An attorney for MTS argued that the agency had supplied all the records it had at the time of Cusack’s request. The city attorney’s office did not appear in court and spokeswoman Hilary Nemchik told VOSD its lack of involvement stemmed from the fact that the office does not handle evidence in most MTS cases.
A judge dismissed the motions but left open the possibility of another challenge.
Michael Gennaco, a Los Angeles-area police oversight expert and former federal prosecutor, said he believes MTS should retain body camera footage until court processes have concluded.
“If there’s an infraction and a subsequent enforcement action is contemplated, I would think that should trigger an automatic capture of any evidence and in my mind, the body camera footage is evidence,” Gennaco said.
He also said MTS should ensure Allied Universal officers follow the same protocols.
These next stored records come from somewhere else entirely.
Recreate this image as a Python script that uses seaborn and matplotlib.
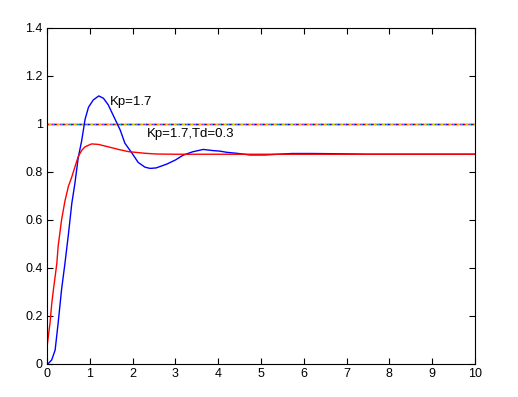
import numpy as np
import pandas as pd
import matplotlib
matplotlib.use("Agg")
import matplotlib.pyplot as plt
import seaborn as sns

# Kp = 1.7 (blue)
t_p = [0.0, 0.02, 0.11, 0.19, 0.26, 0.34, 0.42, 0.50, 0.58, 0.65, 0.73, 0.81, 0.89,
       0.97, 1.08, 1.21, 1.32, 1.43, 1.59, 1.71, 1.82, 1.98, 2.13, 2.29, 2.41, 2.55,
       2.80, 3.00, 3.18, 3.40, 3.65, 3.89, 4.04, 4.20, 4.43, 4.74, 5.09, 5.40, 5.72,
       6.20, 6.80, 7.50, 8.50, 10.0]
y_p = [0.0, 0.0, 0.017, 0.058, 0.17, 0.31, 0.42, 0.54, 0.67, 0.75, 0.86, 0.93, 1.02,
       1.07, 1.10, 1.117, 1.107, 1.08, 1.02, 0.975, 0.92, 0.88, 0.84, 0.82, 0.815, 0.817,
       0.833, 0.850, 0.870, 0.884, 0.894, 0.889, 0.887, 0.882, 0.878, 0.871, 0.871, 0.874, 0.877,
       0.877, 0.876, 0.874, 0.874, 0.874]

# Kp = 1.7, Td = 0.3 (red)
t_pd = [0.0, 0.0, 0.03, 0.07, 0.11, 0.15, 0.19, 0.23, 0.26, 0.30, 0.34, 0.38, 0.42,
        0.50, 0.58, 0.65, 0.73, 0.81, 0.89, 1.04, 1.20, 1.43, 1.67, 1.90, 2.29, 2.55,
        3.00, 4.00, 6.00, 8.00, 10.0]
y_pd = [0.0, 0.07, 0.114, 0.17, 0.25, 0.31, 0.364, 0.42, 0.49, 0.545, 0.60, 0.64, 0.68,
        0.74, 0.78, 0.82, 0.864, 0.89, 0.905, 0.917, 0.915, 0.905, 0.894, 0.885, 0.878, 0.875,
        0.874, 0.874, 0.874, 0.874, 0.874]

# set-point reference
t_ref = [0.0, 10.0]
y_ref = [1.0, 1.0]
ref_colors = ["#00aa00", "#ff0000", "#0000ff", "#00cccc", "#cc00cc", "#cccc00"]

labels = ["Kp=1.7", "Kp=1.7,Td=0.3"]

sns.set_style("ticks")
plt.rcParams['font.family'] = ['Liberation Sans', 'DejaVu Sans']
plt.rcParams['text.color'] = 'black'

fig = plt.figure(figsize=(5.18, 3.97), dpi=100)
ax = fig.add_axes([47/518, 33/397, 428/518, 336/397])

df_p = pd.DataFrame({"t": t_p, "y": y_p})
df_pd = pd.DataFrame({"t": t_pd, "y": y_pd})
df_ref = pd.DataFrame({"t": t_ref, "y": y_ref})

for i, c in enumerate(ref_colors):
    sns.lineplot(data=df_ref, x="t", y="y", ax=ax, color=c, lw=1.0,
                 linestyle=(i * 1.0, (2, 4)), sort=False, estimator=None)
sns.lineplot(data=df_p, x="t", y="y", ax=ax, color="#0000ff", lw=1.0,
             sort=False, estimator=None)
sns.lineplot(data=df_pd, x="t", y="y", ax=ax, color="#ff0000", lw=1.0,
             sort=False, estimator=None)

ax.text(1.47, 1.093, labels[0], fontsize=9.5, va="center", ha="left", color="black")
ax.text(2.33, 0.96, labels[1], fontsize=9.5, va="center", ha="left", color="black")

ax.set_xlim(0, 10)
ax.set_ylim(0, 1.4)
ax.set_xticks(np.arange(0, 11, 1))
ax.set_yticks(np.arange(0, 1.41, 0.2))
ax.set_xticklabels([str(i) for i in range(11)])
ax.set_yticklabels(["0", "0.2", "0.4", "0.6", "0.8", "1", "1.2", "1.4"])
ax.set_xlabel("")
ax.set_ylabel("")
for s in ax.spines.values():
    s.set_visible(True)
    s.set_linewidth(0.8)
    s.set_color("black")
ax.tick_params(direction="in", length=4, width=0.8, labelsize=9, colors="black",
               labelcolor="black", top=True, right=True, pad=3)
ax.grid(False)

fig.savefig("out.png", dpi=100, facecolor="white")
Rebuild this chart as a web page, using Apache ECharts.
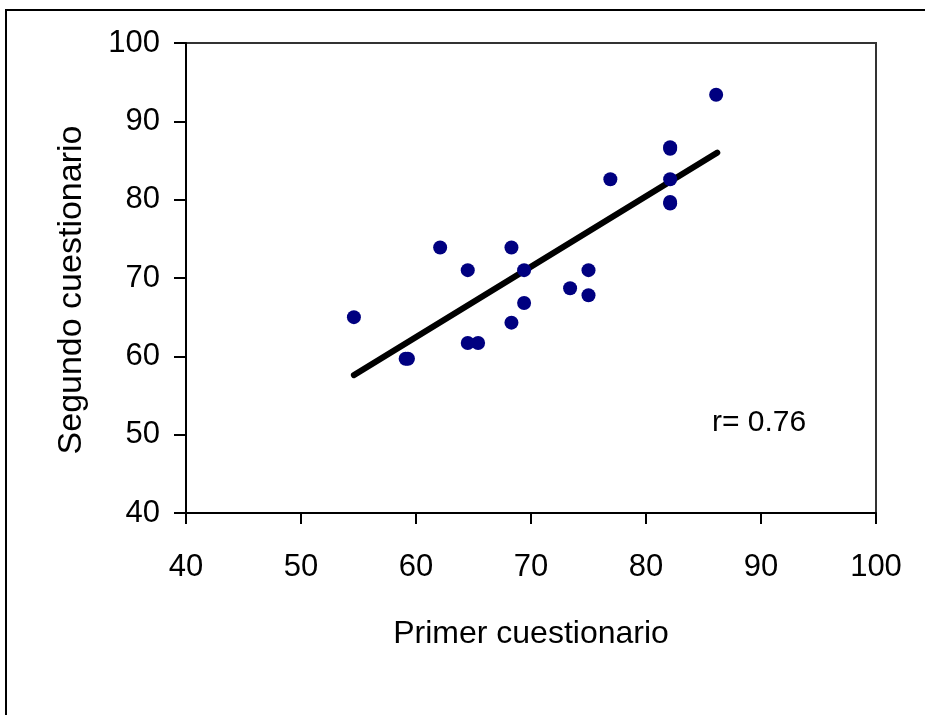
<!DOCTYPE html>
<html>
<head>
<meta charset="utf-8">
<script src="https://cdn.jsdelivr.net/npm/echarts@6/dist/echarts.min.js"></script>
<style>
html,body{margin:0;padding:0;background:#fff;}
#chart{width:925px;height:715px;}
</style>
</head>
<body>
<div id="chart"></div>
<script>
var xValues = [54.6, 59.1, 59.3, 62.1, 64.5, 64.5, 65.4, 68.3, 68.3, 69.4, 69.4, 73.4, 75.0, 75.0, 76.9, 82.1, 82.1, 82.1, 82.1, 82.1, 86.1];
var yValues = [65.0, 59.7, 59.7, 73.9, 71.0, 61.7, 61.7, 73.9, 64.3, 71.0, 66.8, 68.7, 71.0, 67.8, 82.6, 86.5, 86.7, 82.6, 79.5, 79.7, 93.4];
var trendX = [54.6, 86.2];
var trendY = [57.6, 86.0];
var xTitle = 'Primer cuestionario';
var yTitle = 'Segundo cuestionario';
var rText = 'r= 0.76';

var points = xValues.map(function (x, i) { return [x, yValues[i]]; });
var trend = trendX.map(function (x, i) { return [x, trendY[i]]; });

var font = '"Liberation Sans", Arial, sans-serif';
var chart = echarts.init(document.getElementById('chart'), null, {renderer: 'canvas'});
chart.setOption({
  animation: false,
  backgroundColor: '#fff',
  grid: {left: 186, top: 43, right: 49, bottom: 202, show: true, borderColor: '#333', borderWidth: 2, backgroundColor: 'transparent'},
  xAxis: {
    type: 'value', min: 40, max: 100, interval: 10,
    name: xTitle, nameLocation: 'middle', nameGap: 105,
    nameTextStyle: {fontFamily: font, fontSize: 32, color: '#000'},
    axisLine: {show: true, lineStyle: {color: '#000', width: 2}},
    axisTick: {show: true, inside: false, length: 11, lineStyle: {color: '#000', width: 2}},
    axisLabel: {fontFamily: font, fontSize: 31, color: '#000', margin: 39},
    splitLine: {show: false}
  },
  yAxis: {
    type: 'value', min: 40, max: 100, interval: 10,
    axisLine: {show: true, lineStyle: {color: '#000', width: 2}},
    axisTick: {show: true, inside: false, length: 12, lineStyle: {color: '#000', width: 2}},
    axisLabel: {fontFamily: font, fontSize: 31, color: '#000', margin: 26},
    splitLine: {show: false}
  },
  graphic: [
    {type: 'rect', shape: {x: 6, y: 10, width: 1200, height: 1200}, style: {fill: 'none', stroke: '#000', lineWidth: 2}, silent: true, z: 0},
    {type: 'text', x: 72, y: 290, rotation: Math.PI / 2, style: {text: yTitle, fontFamily: font, fontSize: 34, fill: '#000', textAlign: 'center', textVerticalAlign: 'middle'}, z: 10},
    {type: 'text', left: 712, top: 408, style: {text: rText, fontFamily: font, fontSize: 30, fill: '#000'}, z: 10}
  ],
  series: [
    {
      type: 'line', data: trend, symbol: 'none', z: 3,
      lineStyle: {color: '#000', width: 6, cap: 'round'}
    },
    {
      type: 'scatter', data: points, symbol: 'circle', symbolSize: 14, z: 4,
      itemStyle: {color: '#000080', opacity: 1}
    }
  ]
});
</script>
</body>
</html>
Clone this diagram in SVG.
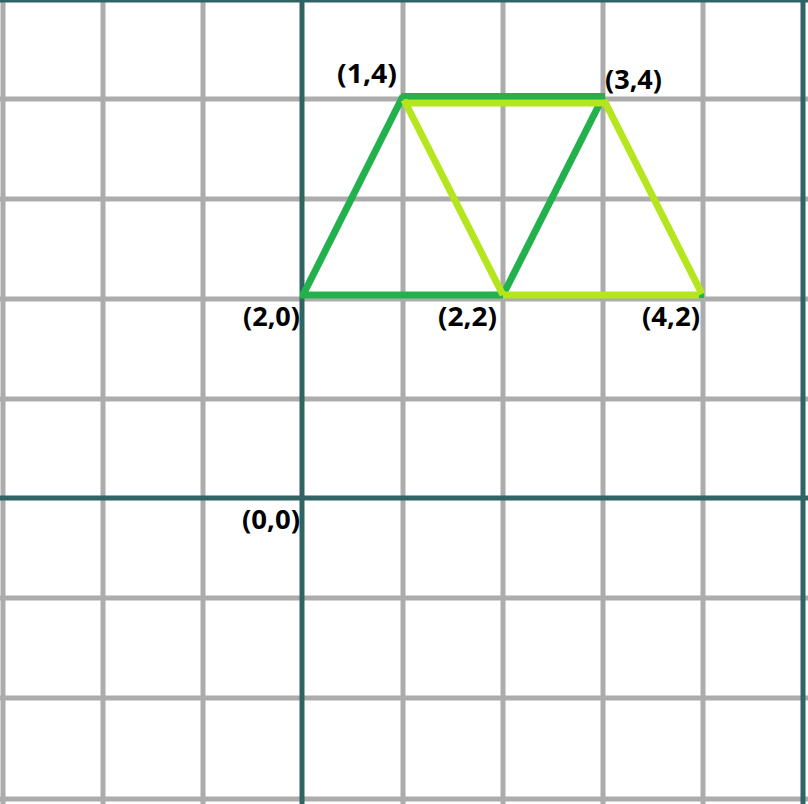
<svg xmlns="http://www.w3.org/2000/svg" width="808" height="804" viewBox="0 0 808 804">
  <style>
    .grid { stroke: #acacac; stroke-width: 5; fill: none; }
    .axis { stroke: #2f6462; stroke-width: 5; fill: none; }
    .dg { stroke: #22b14c; stroke-width: 7; fill: none; stroke-linecap: butt; }
    .lg { stroke: #b5e61d; stroke-width: 7; fill: none; stroke-linecap: butt; }
    .lbl { font-family: "Open Sans", "Liberation Sans", sans-serif; font-weight: bold; font-size: 27px; fill: #000; }
  </style>
  <rect width="808" height="804" fill="#ffffff"/>
  <g id="grid">
    <line class="grid" x1="3" y1="0" x2="3" y2="804"/>
    <line class="grid" x1="103" y1="0" x2="103" y2="804"/>
    <line class="grid" x1="203" y1="0" x2="203" y2="804"/>
    <line class="grid" x1="403" y1="0" x2="403" y2="804"/>
    <line class="grid" x1="503" y1="0" x2="503" y2="804"/>
    <line class="grid" x1="603" y1="0" x2="603" y2="804"/>
    <line class="grid" x1="703" y1="0" x2="703" y2="804"/>
    <line class="grid" x1="0" y1="99" x2="808" y2="99"/>
    <line class="grid" x1="0" y1="199" x2="808" y2="199"/>
    <line class="grid" x1="0" y1="299" x2="808" y2="299"/>
    <line class="grid" x1="0" y1="399" x2="808" y2="399"/>
    <line class="grid" x1="0" y1="598" x2="808" y2="598"/>
    <line class="grid" x1="0" y1="698" x2="808" y2="698"/>
    <line class="grid" x1="0" y1="799" x2="808" y2="799"/>
  </g>
  <g id="axes">
    <line class="axis" x1="302" y1="0" x2="302" y2="804"/>
    <line class="axis" x1="0" y1="498" x2="808" y2="498"/>
    <line class="axis" x1="0" y1="0" x2="808" y2="0" stroke-width="3"/>
    <line class="axis" x1="803" y1="0" x2="803" y2="804"/>
  </g>
  <g id="connectors">
    <line class="dg" x1="303" y1="295" x2="403" y2="96"/>
    <line class="dg" x1="401" y1="96.5" x2="605" y2="96.5"/>
    <line class="dg" x1="503" y1="295" x2="603" y2="97"/>
    <line class="dg" x1="300" y1="295" x2="503" y2="295"/>
    <rect x="699" y="292" width="5" height="6" fill="#22b14c"/>
    <line class="lg" x1="403" y1="103" x2="605" y2="103"/>
    <line class="lg" x1="404" y1="100" x2="503" y2="295"/>
    <line class="lg" x1="604" y1="100" x2="702" y2="294"/>
    <line class="lg" x1="503" y1="295" x2="699" y2="295"/>
  </g>
  <g id="label-1-4"><text class="lbl" x="397" y="83" text-anchor="end" textLength="60" lengthAdjust="spacingAndGlyphs">(1,4)</text></g>
  <g id="label-3-4"><text class="lbl" x="605" y="89" textLength="57" lengthAdjust="spacingAndGlyphs">(3,4)</text></g>
  <g id="label-2-0"><text class="lbl" x="300" y="326" text-anchor="end" textLength="57" lengthAdjust="spacingAndGlyphs">(2,0)</text></g>
  <g id="label-2-2"><text class="lbl" x="497" y="326" text-anchor="end" textLength="59" lengthAdjust="spacingAndGlyphs">(2,2)</text></g>
  <g id="label-4-2"><text class="lbl" x="700" y="326" text-anchor="end" textLength="58" lengthAdjust="spacingAndGlyphs">(4,2)</text></g>
  <g id="label-0-0"><text class="lbl" x="300" y="529" text-anchor="end" textLength="58" lengthAdjust="spacingAndGlyphs">(0,0)</text></g>
</svg>
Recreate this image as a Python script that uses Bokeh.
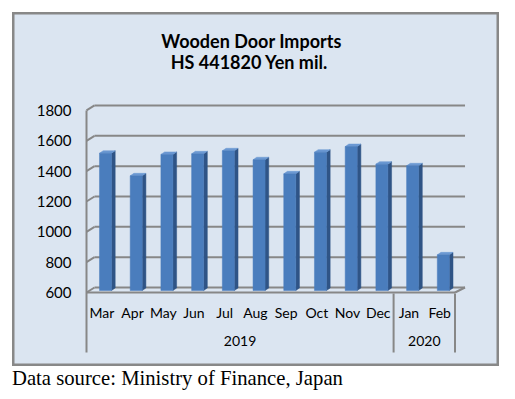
from bokeh.plotting import figure
from bokeh.models import Range1d, LinearAxis, FixedTicker, Div
from bokeh.layouts import column
from bokeh.core.properties import value
from bokeh.embed import file_html
from bokeh.resources import INLINE

# ---- data ----
months = ["Mar", "Apr", "May", "Jun", "Jul", "Aug", "Sep", "Oct", "Nov", "Dec", "Jan", "Feb"]
imports = [1505, 1356, 1497, 1501, 1521, 1462, 1369, 1512, 1549, 1433, 1422, 835]
years = ["2019", "2020"]
year_counts = [10, 2]
y_ticks = [600, 800, 1000, 1200, 1400, 1600, 1800]
title_lines = ["Wooden Door Imports", "HS 441820  Yen mil."]
source_note = "Data source: Ministry of Finance, Japan"

# ---- layout constants (pixels -> data units) ----
SLOT = 30.71          # px per category
VS = 0.1517           # px per value unit
BASE = y_ticks[0]
PX = 1.0 / SLOT
PY = 1.0 / VS
N = len(months)

BG = "#dbe5f1"
GRID = "#878787"
FRONT = "#4a7dbd"
SIDE = "#2f5486"
TOP = "#6b98d2"

# canvas = frame, covering reference pixels x 12..499, y 12..366;
# front-left corner of the floor at x=86, floor front edge at y=292
x0 = (12 - 86) * PX
x1 = (499 - 86) * PX
y1 = BASE + (292 - 12) * PY
y0 = BASE - (366 - 292) * PY

p = figure(width=487, height=354,
           x_range=Range1d(x0, x1), y_range=Range1d(y0, y1),
           output_backend="svg", toolbar_location=None,
           x_axis_location=None, y_axis_location=None,
           min_border_left=0, min_border_right=0, min_border_top=0, min_border_bottom=0,
           background_fill_color=BG, border_fill_color=BG,
           outline_line_color="#888888", outline_line_width=4,
           margin=(12, 0, 0, 12))
p.grid.visible = False

# y axis, fixed at the front-left edge of the floor
ya = LinearAxis(fixed_location=0, ticker=FixedTicker(ticks=y_ticks))
ya.axis_line_color = None
ya.major_tick_out = 0
ya.major_tick_in = 0
ya.minor_tick_out = 0
ya.minor_tick_in = 0
ya.major_label_standoff = 15
ya.major_label_text_font = "Lato"
ya.major_label_text_font_size = "15px"
ya.major_label_text_color = "#000000"
p.add_layout(ya, "left")

# back wall gridlines with 3D depth
dxl = 8 * PX
dxr = 10 * PX
dyv = 5 * PY
for g in y_ticks:
    p.segment(x0=[0], y0=[g], x1=[dxl], y1=[g + dyv], line_color=GRID, line_width=2)
    p.segment(x0=[dxl], y0=[g + dyv], x1=[N + dxr], y1=[g + dyv], line_color=GRID, line_width=2)

# floor front edge and right diagonal
p.segment(x0=[0], y0=[BASE], x1=[N], y1=[BASE], line_color=GRID, line_width=2)
p.segment(x0=[N], y0=[BASE], x1=[N + dxr], y1=[BASE + dyv], line_color=GRID, line_width=2)

# vertical axis line and year separators
bottom_y = BASE - (352 - 292) * PY
p.segment(x0=[0], y0=[y_ticks[-1]], x1=[0], y1=[bottom_y], line_color=GRID, line_width=2)
bounds = []
acc = 0
for c in year_counts:
    acc += c
    bounds.append(acc)
p.segment(x0=bounds, y0=[BASE - 1 * PY] * len(bounds), x1=bounds, y1=[bottom_y] * len(bounds),
          line_color=GRID, line_width=2)

# 3D bars
shift = 3.64 * PX
w = 12 * PX
ofs = 2 * PY
dxb = 3.7 * PX
dyb = 2.5 * PY
cx = [i + 0.5 + shift for i in range(N)]
tops = [v + ofs for v in imports]
bot = BASE + ofs
side_xs, side_ys, top_xs, top_ys = [], [], [], []
for c, t in zip(cx, tops):
    xl, xr = c - w / 2, c + w / 2
    side_xs.append([xr, xr + dxb, xr + dxb, xr])
    side_ys.append([bot, bot + dyb, t + dyb, t])
    top_xs.append([xl, xr, xr + dxb, xl + dxb])
    top_ys.append([t, t, t + dyb, t + dyb])
p.patches(side_xs, side_ys, fill_color=SIDE, line_color=SIDE, line_width=0.5)
p.patches(top_xs, top_ys, fill_color=TOP, line_color=TOP, line_width=0.5)
p.vbar(x=cx, width=w, bottom=bot, top=tops, fill_color=FRONT, line_color=FRONT, line_width=0.5)

# month axis and year axis (fixed at the floor)
tick_x = [i + 0.5 for i in range(N)]
ax_m = LinearAxis(fixed_location=BASE, ticker=FixedTicker(ticks=tick_x),
                  major_label_overrides={t: m for t, m in zip(tick_x, months)})
year_x = []
start = 0
for c in year_counts:
    year_x.append(start + c / 2)
    start += c
ax_y = LinearAxis(fixed_location=BASE, ticker=FixedTicker(ticks=year_x),
                  major_label_overrides={t: yname for t, yname in zip(year_x, years)})
for ax, so in ((ax_m, 11), (ax_y, 43)):
    ax.axis_line_color = None
    ax.major_tick_out = 0
    ax.major_tick_in = 0
    ax.minor_tick_out = 0
    ax.minor_tick_in = 0
    ax.major_label_standoff = so
    ax.major_label_text_font = "Lato"
    ax.major_label_text_font_size = "14px"
    ax.major_label_text_color = "#000000"
    p.add_layout(ax, "below")

# title lines
tx = (251 - 86) * PX
title_y = [BASE + (292 - ypx) * PY for ypx in (40.5, 61)]
p.text(x=[tx] * len(title_lines), y=title_y, text=title_lines,
       text_align="center", text_baseline="middle",
       text_font=value("Lato"), text_font_style="bold",
       text_font_size="18px", text_color="#000000")

div = Div(text=f'<span style="font-family:\'Liberation Serif\';font-size:20.7px;color:#000;'
               f'white-space:nowrap;position:relative;top:-3px">{source_note}</span>',
          width=420, height=24, margin=(1, 0, 0, 12))

layout = column(p, div)
open("out.html", "w").write(file_html(layout, INLINE))
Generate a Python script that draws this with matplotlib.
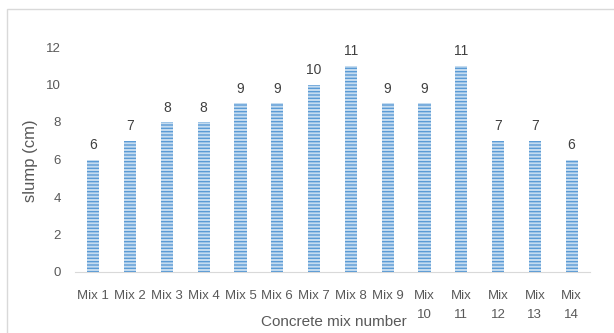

Rachel Levinson-Waldman, deputy director at the Brennan Center for Justice’s Liberty & National Security Program in New York University’s School of Law, said MTS should conduct audits to ensure its policies are being followed by both its officers and Allied Universal guards, and that the public knows how long footage is retained and how it can be released.
“Insofar as officers are dealing with the public, it looks exactly the same to the public whether they are dealing with a contractor or uniformed officer of the transit agency,” Levinson-Waldman said. “I think it’s incredibly important there be the same procedures for how that footage has dealt with.”
Brooks, whose case Cusack is continuing to battle in court, is disappointed the MTS body camera footage couldn’t be recovered. He believes video would have shown he didn’t act unreasonably.
“I think it’s a big issue,” Brooks said. “It might not seem like it to the natural observer why the body-worn camera is so important even in smaller cases like mine but what (not releasing footage) allows them to do is allow them to dictate what justice or injustice occurred in the arrest, and to take the entire narrative in their testimony and say this happened, and you have no proof that anything else happened.”